Print, word for word, every line from the beginning of the listing up to and including the line with "240, 270, 291]". Pictures are to be excluded.

--- Start Given information ---

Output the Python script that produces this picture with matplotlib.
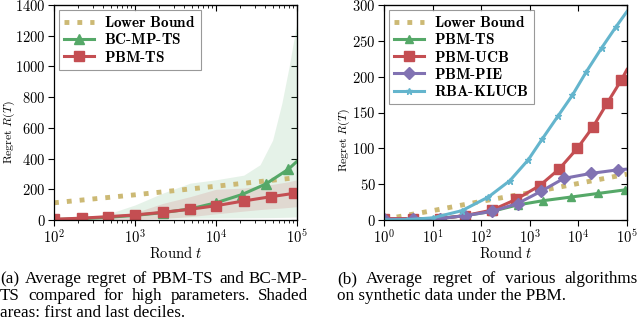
import numpy as np
import matplotlib
matplotlib.use("Agg")
import matplotlib.pyplot as plt

plt.rcParams['mathtext.fontset'] = 'cm'
plt.rcParams['font.family'] = 'serif'
plt.rcParams['font.serif'] = ['Liberation Serif', 'DejaVu Serif']

# seaborn "deep" (old) colours
c_lb = '#CCB974'
c_green = '#55A868'
c_red = '#C44E52'
c_purple = '#8172B2'
c_cyan = '#64B5CD'

# ---------------- left panel data ----------------
a_lb_t = [1e2, 1e3, 1e4, 1e5]
a_lb_r = [112, 164, 220, 276]

a_bc_t = [1e2, 2.2e2, 4.7e2, 1e3, 2.2e3, 4.8e3, 1e4, 2.1e4, 4.1e4, 7.8e4, 1e5]
a_bc_r = [3, 9, 18, 30, 48, 72, 112, 166, 234, 330, 382]

a_pbm_t = [1e2, 2.2e2, 4.7e2, 1e3, 2.2e3, 4.8e3, 1e4, 2.2e4, 4.8e4, 9.3e4, 1e5]
a_pbm_r = [5, 12, 22, 33, 50, 70, 93, 124, 152, 174, 178]

a_band_t = [1e2, 2.2e2, 4.7e2, 1e3, 2.2e3, 4.8e3, 1e4, 2.2e4, 3.5e4, 5e4, 6.5e4, 8e4, 1e5]
a_bc_lo = [0, 2, 5, 8, 10, 12, 13, 14, 15, 16, 17, 18, 20]
a_bc_hi = [3, 12, 40, 98, 175, 240, 262, 292, 360, 520, 760, 1000, 1290]
a_pbm_lo = [0, 1, 2, 4, 10, 22, 40, 58, 68, 74, 78, 82, 87]
a_pbm_hi = [6, 14, 25, 48, 108, 152, 200, 208, 222, 232, 242, 250, 262]

# ---------------- right panel data ----------------
b_lb_t = [1, 10, 1e2, 1e3, 1e4, 1e5]
b_lb_r = [1, 13, 26, 38, 51, 64]

b_ts_t = [1, 4, 13, 46, 166, 560, 1900, 7000, 2.5e4, 9e4, 1e5]
b_ts_r = [0, 1, 2, 6, 12, 21, 27, 32, 37, 42, 43]

b_ucb_t = [1, 4, 14, 46, 170, 530, 1600, 4000, 9500, 2e4, 3.9e4, 7.6e4, 1e5]
b_ucb_r = [2, 2, 2, 6, 14, 29, 48, 71, 100, 130, 163, 195, 210]

b_pie_t = [1, 4, 14, 46, 166, 560, 1700, 5000, 1.8e4, 6.5e4, 1e5]
b_pie_r = [1, 1, 2, 6, 12, 23, 40, 58, 65, 70, 71]

b_rba_t = [1, 3, 10, 40, 140, 390, 930, 1800, 3800, 7500, 1.46e4, 3e4, 6e4, 1e5]
b_rba_r = [0, 0.5, 3, 13, 32, 55, 84, 113, 145, 174, 207, 240, 270, 291]

cap_a = ['(a) Average regret of PBM-TS and BC-MP-',
         'TS compared for high parameters. Shaded',
         'areas: first and last deciles.']
cap_b = ['(b) Average regret of various algorithms',
         'on synthetic data under the PBM.']

fig = plt.figure(figsize=(6.4, 3.21), dpi=100)
ax1 = fig.add_axes([54 / 640, 1 - 220 / 321, 243 / 640, 215 / 321])
ax2 = fig.add_axes([384 / 640, 1 - 220 / 321, 243 / 640, 215 / 321])


def bold(s):
    s = s.replace(' ', r'\ ').replace('-', r'\text{-}')
    return r'$\mathbf{' + s + '}$'


# left
ax1.fill_between(a_band_t, a_bc_lo, a_bc_hi, color=c_green, alpha=0.15, lw=0)
ax1.fill_between(a_band_t, a_pbm_lo, a_pbm_hi, color=c_red, alpha=0.15, lw=0)
ax1.plot(a_lb_t, a_lb_r, ls=':', color=c_lb, lw=3.5, label=bold('Lower Bound'))
ax1.plot(a_bc_t, a_bc_r, color=c_green, lw=2.2, marker='^', ms=6.5,
         markevery=list(range(len(a_bc_t) - 1)), label=bold('BC-MP-TS'))
ax1.plot(a_pbm_t, a_pbm_r, color=c_red, lw=2.2, marker='s', ms=7.5,
         markevery=list(range(len(a_pbm_t) - 1)), label=bold('PBM-TS'))
ax1.set_xlim(1e2, 1e5)
ax1.set_ylim(0, 1400)
ax1.set_yticks(range(0, 1401, 200))

# right
ax2.plot(b_lb_t, b_lb_r, ls=':', color=c_lb, lw=3.5, label=bold('Lower Bound'))
ax2.plot(b_ts_t, b_ts_r, color=c_green, lw=2.2, marker='^', ms=5.5,
         markevery=list(range(len(b_ts_t) - 1)), label=bold('PBM-TS'))
ax2.plot(b_ucb_t, b_ucb_r, color=c_red, lw=2.2, marker='s', ms=6.5,
         markevery=list(range(len(b_ucb_t) - 1)), label=bold('PBM-UCB'))
ax2.plot(b_pie_t, b_pie_r, color=c_purple, lw=2.2, marker='D', ms=6.5,
         markevery=list(range(len(b_pie_t) - 1)), label=bold('PBM-PIE'))
ax2.plot(b_rba_t, b_rba_r, color=c_cyan, lw=2.2, marker='*', ms=4.5,
         markevery=list(range(len(b_rba_t) - 1)), label=bold('RBA-KLUCB'))
ax2.set_xlim(1, 1e5)
ax2.set_ylim(0, 300)
ax2.set_yticks(range(0, 301, 50))

for ax, decs, ylab_pos in ((ax1, [2, 3, 4, 5], (-0.185, 0.41)),
                           (ax2, [0, 1, 2, 3, 4, 5], (-0.165, 0.37))):
    ax.set_xscale('log')
    ax.set_xticks([10.0 ** d for d in decs])
    ax.set_xticklabels([r'$\mathbf{10^{%d}}$' % d for d in decs])
    ax.set_yticklabels([bold(str(int(v))) for v in ax.get_yticks()])
    ax.tick_params(which='both', direction='out', labelsize=10.5)
    ax.tick_params(which='major', length=4, width=0.8)
    ax.tick_params(which='minor', length=2, width=0.6)
    ax.tick_params(axis='x', pad=2)
    ax.tick_params(axis='y', pad=2)
    # top/right ticks point inwards
    top = ax.secondary_xaxis('top')
    top.set_xticks(ax.get_xticks())
    top.tick_params(which='both', direction='in', labeltop=False)
    top.tick_params(which='major', length=4, width=0.8)
    top.tick_params(which='minor', length=2, width=0.6)
    right = ax.secondary_yaxis('right')
    right.set_yticks(ax.get_yticks())
    right.tick_params(direction='in', labelright=False, length=4, width=0.8)
    for sp in ax.spines.values():
        sp.set_linewidth(0.9)
    ax.set_xlabel(r'$\mathrm{Round}\ t$', fontsize=10.5)
    ax.xaxis.set_label_coords(0.5, -0.118)
    ax.set_ylabel(r'$\mathrm{Regret}\ R(T)$', fontsize=8.5, va='center')
    ax.yaxis.set_label_coords(*ylab_pos)
    leg = ax.legend(loc='upper left', fontsize=11, frameon=True, fancybox=False,
                    handlelength=2.0, handletextpad=0.6, borderpad=0.35,
                    labelspacing=0.15, borderaxespad=0.3)
    leg.get_frame().set_edgecolor('#808080')
    leg.get_frame().set_linewidth(0.8)

# captions, justified like the LaTeX original
fig.canvas.draw()
renderer = fig.canvas.get_renderer()
cap_size = 12.3


def caption_line(text, x0, x1, y, justify):
    if not justify:
        fig.text(x0 / 640, 1 - y / 321, text, fontsize=cap_size, va='center')
        return
    words = text.split(' ')
    objs = [fig.text(0, 1 - y / 321, w, fontsize=cap_size, va='center') for w in words]
    widths = [o.get_window_extent(renderer).width for o in objs]
    gap = (x1 - x0 - sum(widths)) / (len(words) - 1)
    x = x0
    for o, w in zip(objs, widths):
        o.set_x(x / 640)
        x += w + gap


caption_line(cap_a[0], 0, 308, 279, True)
caption_line(cap_a[1], 0, 308, 296, True)
caption_line(cap_a[2], 0, 308, 313, False)
caption_line(cap_b[0], 337, 638, 279, True)
caption_line(cap_b[1], 337, 638, 296, False)

fig.savefig('out.png', dpi=100)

--- End Given information ---

Exercise answer:
Output the Python script that produces this picture with matplotlib.
import numpy as np
import matplotlib
matplotlib.use("Agg")
import matplotlib.pyplot as plt

plt.rcParams['mathtext.fontset'] = 'cm'
plt.rcParams['font.family'] = 'serif'
plt.rcParams['font.serif'] = ['Liberation Serif', 'DejaVu Serif']

# seaborn "deep" (old) colours
c_lb = '#CCB974'
c_green = '#55A868'
c_red = '#C44E52'
c_purple = '#8172B2'
c_cyan = '#64B5CD'

# ---------------- left panel data ----------------
a_lb_t = [1e2, 1e3, 1e4, 1e5]
a_lb_r = [112, 164, 220, 276]

a_bc_t = [1e2, 2.2e2, 4.7e2, 1e3, 2.2e3, 4.8e3, 1e4, 2.1e4, 4.1e4, 7.8e4, 1e5]
a_bc_r = [3, 9, 18, 30, 48, 72, 112, 166, 234, 330, 382]

a_pbm_t = [1e2, 2.2e2, 4.7e2, 1e3, 2.2e3, 4.8e3, 1e4, 2.2e4, 4.8e4, 9.3e4, 1e5]
a_pbm_r = [5, 12, 22, 33, 50, 70, 93, 124, 152, 174, 178]

a_band_t = [1e2, 2.2e2, 4.7e2, 1e3, 2.2e3, 4.8e3, 1e4, 2.2e4, 3.5e4, 5e4, 6.5e4, 8e4, 1e5]
a_bc_lo = [0, 2, 5, 8, 10, 12, 13, 14, 15, 16, 17, 18, 20]
a_bc_hi = [3, 12, 40, 98, 175, 240, 262, 292, 360, 520, 760, 1000, 1290]
a_pbm_lo = [0, 1, 2, 4, 10, 22, 40, 58, 68, 74, 78, 82, 87]
a_pbm_hi = [6, 14, 25, 48, 108, 152, 200, 208, 222, 232, 242, 250, 262]

# ---------------- right panel data ----------------
b_lb_t = [1, 10, 1e2, 1e3, 1e4, 1e5]
b_lb_r = [1, 13, 26, 38, 51, 64]

b_ts_t = [1, 4, 13, 46, 166, 560, 1900, 7000, 2.5e4, 9e4, 1e5]
b_ts_r = [0, 1, 2, 6, 12, 21, 27, 32, 37, 42, 43]

b_ucb_t = [1, 4, 14, 46, 170, 530, 1600, 4000, 9500, 2e4, 3.9e4, 7.6e4, 1e5]
b_ucb_r = [2, 2, 2, 6, 14, 29, 48, 71, 100, 130, 163, 195, 210]

b_pie_t = [1, 4, 14, 46, 166, 560, 1700, 5000, 1.8e4, 6.5e4, 1e5]
b_pie_r = [1, 1, 2, 6, 12, 23, 40, 58, 65, 70, 71]

b_rba_t = [1, 3, 10, 40, 140, 390, 930, 1800, 3800, 7500, 1.46e4, 3e4, 6e4, 1e5]
b_rba_r = [0, 0.5, 3, 13, 32, 55, 84, 113, 145, 174, 207, 240, 270, 291]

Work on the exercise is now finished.